In the unfortunate case that you die without a will, also called “intestate”, all your property will be distributed to all your heirs according to a formula fixed by law. Only when a person has no heirs at law, which is very unlikely, the state of Florida will get the property. The formula that determines who gets your property is called the inheritance statute. You should have in mind that the formula makes no exception for those in unusual need when distributing the property. When you write your will, however, you can decide your preferences and exceptions.

Many people confuse will and trust thinking one can substitute the other.

In most situations however, a trust may be used in addition to a will. While a will will distribute all of your property, a trust can only handle the property that has been put into. Anything that is not placed in the trust can never be controlled by it.

In the US, when an estate plan is not created thoughtfully, most of people’s money will go to attorney’s fees and court costs. When you die without an estate plan (and without a living trust, in particular) the courts are forced to handle everything: the distribution of your property, the guardianship of your children, the dissolution of your business. This is known as “probate,” and it gets very expensive — easily exceeding $10,000 for even modest estates. That’s money your family and kids could’ve used for living expenses and other bills, but instead it’s just lining the pockets of your attorney.
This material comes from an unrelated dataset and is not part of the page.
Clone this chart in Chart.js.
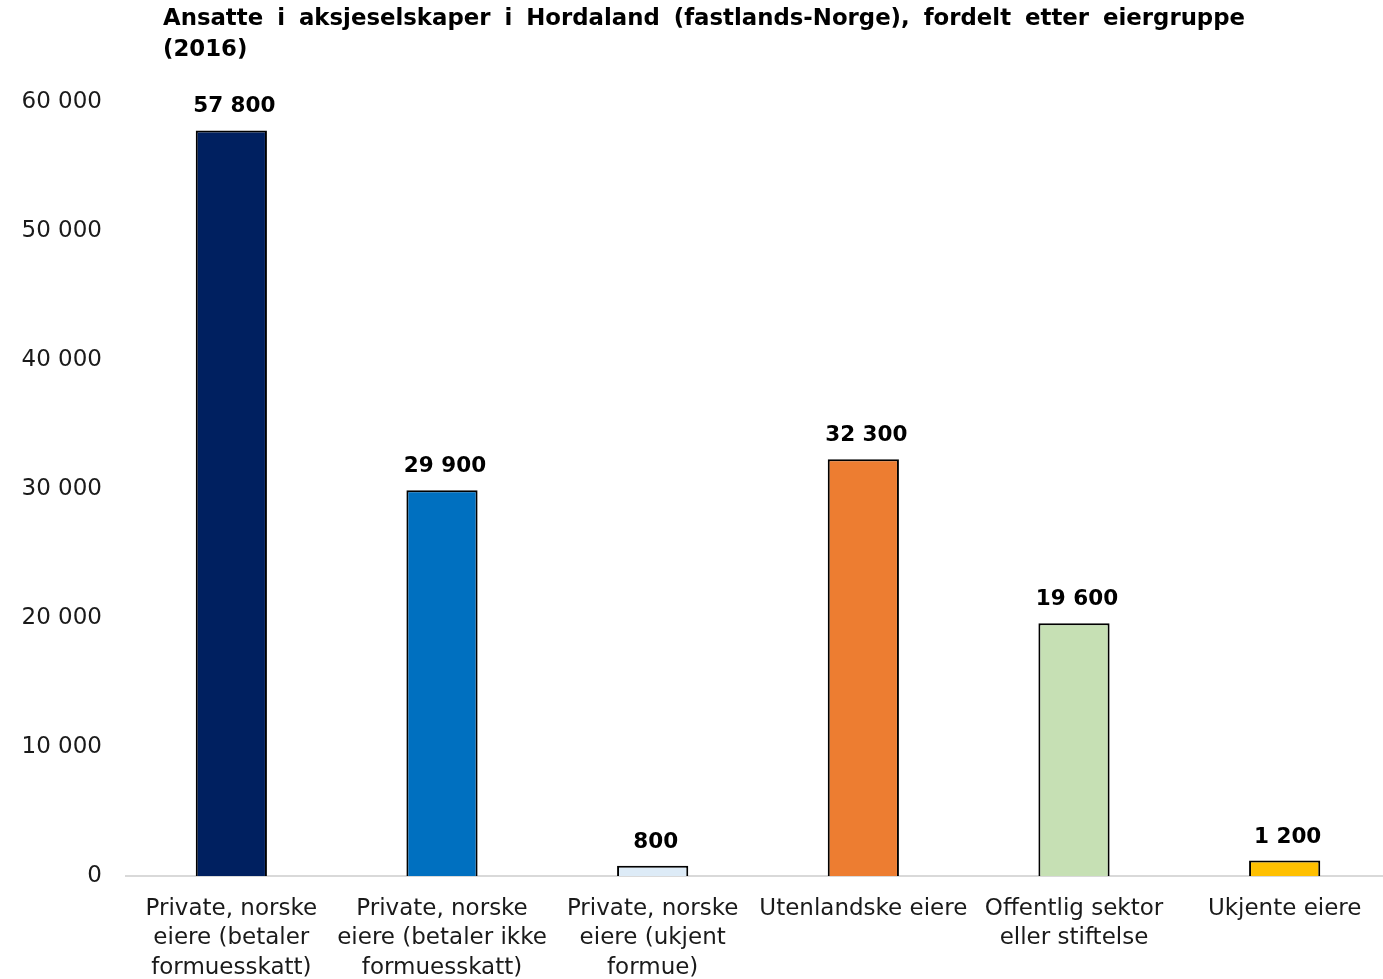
<!DOCTYPE html>
<html>
<head>
<meta charset="utf-8">
<script src="https://cdn.jsdelivr.net/npm/chart.js@4"></script>
<style>
  html, body { margin: 0; padding: 0; background: #fff; overflow: hidden; }
  #wrap { position: relative; width: 1383px; height: 979px; overflow: hidden; }
  #c { display: block; }
</style>
</head>
<body>
<div id="wrap"><canvas id="c" width="1390" height="979"></canvas></div>
<script>
const titleLines = ["Ansatte i aksjeselskaper i Hordaland (fastlands-Norge), fordelt etter eiergruppe", "(2016)"];
const categories = [
  ["Private, norske", "eiere (betaler", "formuesskatt)"],
  ["Private, norske", "eiere (betaler ikke", "formuesskatt)"],
  ["Private, norske", "eiere (ukjent", "formue)"],
  ["Utenlandske eiere"],
  ["Offentlig sektor", "eller stiftelse"],
  ["Ukjente eiere"]
];
const values = [57800, 29900, 800, 32300, 19600, 1200];
const barColors = ["#002060", "#0070C0", "#DDEBF7", "#ED7D31", "#C6E0B4", "#FFC000"];
const yTicks = [0, 10000, 20000, 30000, 40000, 50000, 60000];

function fmt(v) {
  return String(Math.round(v)).replace(/\B(?=(\d{3})+(?!\d))/g, " ");
}

const titlePlugin = {
  id: "justTitle",
  afterDraw(chart) {
    const ctx = chart.ctx;
    ctx.save();
    ctx.font = "bold 23px 'DejaVu Sans', sans-serif";
    ctx.fillStyle = "#000";
    ctx.textBaseline = "middle";
    const left = 163, right = 1245;
    const avail = right - left;
    const words = titleLines[0].split(" ");
    const widths = words.map(w => ctx.measureText(w).width);
    const total = widths.reduce((a, b) => a + b, 0);
    const minGap = 14;
    let sx = 1;
    if (total + minGap * (words.length - 1) > avail) {
      sx = (avail - minGap * (words.length - 1)) / total;
    }
    const gap = (avail - total * sx) / (words.length - 1);
    let x = left;
    words.forEach((w, i) => {
      ctx.save();
      ctx.translate(x, 19);
      ctx.scale(sx, 1);
      ctx.fillText(w, 0, 0);
      ctx.restore();
      x += widths[i] * sx + gap;
    });
    ctx.save();
    ctx.translate(left, 50);
    ctx.scale(sx, 1);
    ctx.fillText(titleLines[1], 0, 0);
    ctx.restore();
    ctx.restore();
  }
};

const labelPlugin = {
  id: "valueLabels",
  afterDatasetsDraw(chart) {
    const ctx = chart.ctx;
    const meta = chart.getDatasetMeta(0);
    ctx.save();
    ctx.font = "bold 21.5px 'DejaVu Sans', sans-serif";
    ctx.fillStyle = "#000";
    ctx.textAlign = "center";
    ctx.textBaseline = "alphabetic";
    meta.data.forEach((bar, i) => {
      ctx.fillText(fmt(values[i]), bar.x + 3, bar.y - 18);
    });
    ctx.restore();
  }
};

new Chart(document.getElementById("c"), {
  type: "bar",
  data: {
    labels: categories,
    datasets: [{
      data: values,
      backgroundColor: barColors,
      borderColor: "#000",
      borderWidth: 2,
      categoryPercentage: 1,
      barPercentage: 0.338
    }]
  },
  options: {
    responsive: false,
    animation: false,
    layout: { padding: { top: 102, right: 0, bottom: 0, left: 0 } },
    plugins: {
      legend: { display: false },
      title: { display: false },
      tooltip: { enabled: false }
    },
    scales: {
      x: {
        grid: { display: false },
        border: { display: true, color: "#d9d9d9", width: 2 },
        ticks: {
          color: "#1a1a1a",
          font: { family: "'DejaVu Sans', sans-serif", size: 23, lineHeight: 1.28 },
          padding: 10,
          maxRotation: 0,
          autoSkip: false
        },
        afterFit(scale) { scale.height = 103; }
      },
      y: {
        min: 0,
        max: 60000,
        afterBuildTicks(scale) { scale.ticks = yTicks.map(v => ({ value: v })); },
        grid: { display: false },
        border: { display: false },
        ticks: {
          color: "#1a1a1a",
          font: { family: "'DejaVu Sans', sans-serif", size: 23 },
          padding: 16,
          callback: v => fmt(v)
        },
        afterFit(scale) { scale.width = 126; }
      }
    }
  },
  plugins: [titlePlugin, labelPlugin]
});
</script>
</body>
</html>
One main difference between a will and a trust is that a “will” goes into effect only after you die, while a trust takes effect as soon as you create it. Remember a will is a document that directs who will receive your property at your death and it appoints a legal representative to carry out your wishes.

By contrast, a trust can be used to begin distributing property before death, at death or afterwards. A trust is a legal arrangement through which one person (or an institution, such as a bank or law firm), called a “trustee,” holds legal title to property for another person, called a “beneficiary.” A trust usually has two types of beneficiaries — one set that receives income from the trust during their lives and another set that receives whatever is left over after the first set of beneficiaries dies.

As unpleasant as this next thought is going to be, take a minute and ask yourself what would happen to your kids if you and/or your spouse were involved in a major car accident on the way home from work tomorrow? Who will pick them up from school or daycare? Where will they sleep that night and the nights to come? Who will ultimately end up as their guardian? A lawyer will help you make all of those decisions while guiding you through the steps making sure all aspects of your estate plan are covered.

If you are a small business owner, then you absolutely must have an estate plan. It’s one of the most important things you can do and is really not optional. Without one, your business will likely fall apart quickly and completely if something happens to you, and that can cause incredible financial hardship on your family.